* Exercise directions: Print only the lines from the top of the data through the line with "ax.plot(m[0], m[1], marker='o', ms=3.5, color='#404040')", both included, skipping every picture.

* Information shown:
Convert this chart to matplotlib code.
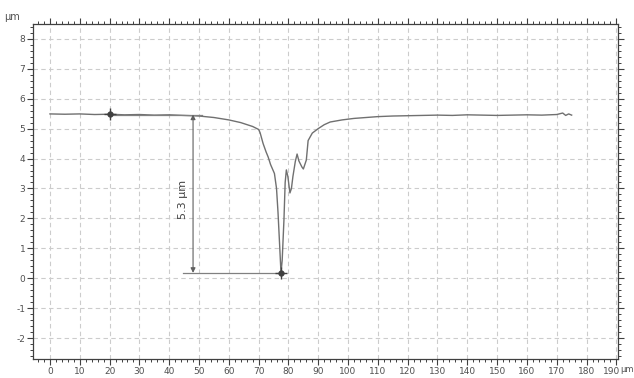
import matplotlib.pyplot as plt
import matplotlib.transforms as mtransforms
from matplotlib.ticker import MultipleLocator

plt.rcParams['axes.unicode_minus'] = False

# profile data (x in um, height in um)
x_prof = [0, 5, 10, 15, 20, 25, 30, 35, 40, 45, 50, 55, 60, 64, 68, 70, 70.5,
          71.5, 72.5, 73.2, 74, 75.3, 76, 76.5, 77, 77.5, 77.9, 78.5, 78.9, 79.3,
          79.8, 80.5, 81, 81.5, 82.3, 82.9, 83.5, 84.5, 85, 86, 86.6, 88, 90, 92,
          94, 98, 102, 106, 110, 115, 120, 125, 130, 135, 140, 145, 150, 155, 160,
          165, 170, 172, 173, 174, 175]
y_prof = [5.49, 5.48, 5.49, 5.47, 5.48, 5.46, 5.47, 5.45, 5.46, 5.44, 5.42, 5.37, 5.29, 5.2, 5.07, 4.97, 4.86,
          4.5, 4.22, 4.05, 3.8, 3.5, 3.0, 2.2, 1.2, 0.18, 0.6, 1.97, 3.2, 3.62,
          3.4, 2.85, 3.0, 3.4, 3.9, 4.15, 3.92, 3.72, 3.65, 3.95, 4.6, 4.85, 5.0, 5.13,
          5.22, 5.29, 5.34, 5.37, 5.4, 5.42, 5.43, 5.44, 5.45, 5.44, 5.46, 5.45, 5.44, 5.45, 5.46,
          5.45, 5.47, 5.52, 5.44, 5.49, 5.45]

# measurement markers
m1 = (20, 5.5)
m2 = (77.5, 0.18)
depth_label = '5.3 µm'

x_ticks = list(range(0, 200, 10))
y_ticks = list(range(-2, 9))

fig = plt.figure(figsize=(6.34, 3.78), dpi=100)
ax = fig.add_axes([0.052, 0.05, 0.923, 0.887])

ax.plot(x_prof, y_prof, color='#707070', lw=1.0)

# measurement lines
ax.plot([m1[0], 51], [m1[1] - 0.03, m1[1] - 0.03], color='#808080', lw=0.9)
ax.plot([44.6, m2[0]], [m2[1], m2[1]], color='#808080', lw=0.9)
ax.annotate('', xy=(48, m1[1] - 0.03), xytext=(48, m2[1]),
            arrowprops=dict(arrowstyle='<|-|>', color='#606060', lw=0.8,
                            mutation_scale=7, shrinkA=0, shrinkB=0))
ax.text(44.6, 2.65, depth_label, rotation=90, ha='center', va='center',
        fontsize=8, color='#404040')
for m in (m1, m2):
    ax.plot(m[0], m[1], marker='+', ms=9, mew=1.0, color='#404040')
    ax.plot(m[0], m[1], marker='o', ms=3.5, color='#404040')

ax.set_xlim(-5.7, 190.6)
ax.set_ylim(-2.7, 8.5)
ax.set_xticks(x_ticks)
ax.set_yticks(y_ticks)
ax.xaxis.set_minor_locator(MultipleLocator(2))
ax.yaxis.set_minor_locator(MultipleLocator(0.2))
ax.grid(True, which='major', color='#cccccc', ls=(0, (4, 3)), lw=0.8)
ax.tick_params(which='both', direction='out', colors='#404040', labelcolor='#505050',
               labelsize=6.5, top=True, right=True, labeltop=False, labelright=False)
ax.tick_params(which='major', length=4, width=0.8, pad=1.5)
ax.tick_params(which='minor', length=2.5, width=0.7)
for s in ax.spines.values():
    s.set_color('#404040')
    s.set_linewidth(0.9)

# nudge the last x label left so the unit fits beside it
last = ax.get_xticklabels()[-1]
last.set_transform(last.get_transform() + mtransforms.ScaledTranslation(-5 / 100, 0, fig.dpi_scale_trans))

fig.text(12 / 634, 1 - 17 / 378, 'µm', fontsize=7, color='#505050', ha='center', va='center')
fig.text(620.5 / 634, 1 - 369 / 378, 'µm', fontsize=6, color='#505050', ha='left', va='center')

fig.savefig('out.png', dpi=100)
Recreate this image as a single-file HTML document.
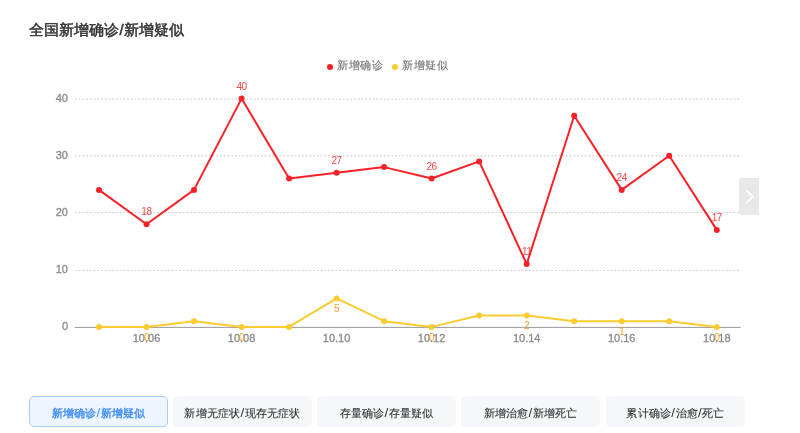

* Solution for this task:
Convert this chart to matplotlib code.
import matplotlib.pyplot as plt
import matplotlib.transforms as mtransforms
from matplotlib.ticker import MultipleLocator

plt.rcParams['axes.unicode_minus'] = False

# profile data (x in um, height in um)
x_prof = [0, 5, 10, 15, 20, 25, 30, 35, 40, 45, 50, 55, 60, 64, 68, 70, 70.5,
          71.5, 72.5, 73.2, 74, 75.3, 76, 76.5, 77, 77.5, 77.9, 78.5, 78.9, 79.3,
          79.8, 80.5, 81, 81.5, 82.3, 82.9, 83.5, 84.5, 85, 86, 86.6, 88, 90, 92,
          94, 98, 102, 106, 110, 115, 120, 125, 130, 135, 140, 145, 150, 155, 160,
          165, 170, 172, 173, 174, 175]
y_prof = [5.49, 5.48, 5.49, 5.47, 5.48, 5.46, 5.47, 5.45, 5.46, 5.44, 5.42, 5.37, 5.29, 5.2, 5.07, 4.97, 4.86,
          4.5, 4.22, 4.05, 3.8, 3.5, 3.0, 2.2, 1.2, 0.18, 0.6, 1.97, 3.2, 3.62,
          3.4, 2.85, 3.0, 3.4, 3.9, 4.15, 3.92, 3.72, 3.65, 3.95, 4.6, 4.85, 5.0, 5.13,
          5.22, 5.29, 5.34, 5.37, 5.4, 5.42, 5.43, 5.44, 5.45, 5.44, 5.46, 5.45, 5.44, 5.45, 5.46,
          5.45, 5.47, 5.52, 5.44, 5.49, 5.45]

# measurement markers
m1 = (20, 5.5)
m2 = (77.5, 0.18)
depth_label = '5.3 µm'

x_ticks = list(range(0, 200, 10))
y_ticks = list(range(-2, 9))

fig = plt.figure(figsize=(6.34, 3.78), dpi=100)
ax = fig.add_axes([0.052, 0.05, 0.923, 0.887])

ax.plot(x_prof, y_prof, color='#707070', lw=1.0)

# measurement lines
ax.plot([m1[0], 51], [m1[1] - 0.03, m1[1] - 0.03], color='#808080', lw=0.9)
ax.plot([44.6, m2[0]], [m2[1], m2[1]], color='#808080', lw=0.9)
ax.annotate('', xy=(48, m1[1] - 0.03), xytext=(48, m2[1]),
            arrowprops=dict(arrowstyle='<|-|>', color='#606060', lw=0.8,
                            mutation_scale=7, shrinkA=0, shrinkB=0))
ax.text(44.6, 2.65, depth_label, rotation=90, ha='center', va='center',
        fontsize=8, color='#404040')
for m in (m1, m2):
    ax.plot(m[0], m[1], marker='+', ms=9, mew=1.0, color='#404040')
    ax.plot(m[0], m[1], marker='o', ms=3.5, color='#404040')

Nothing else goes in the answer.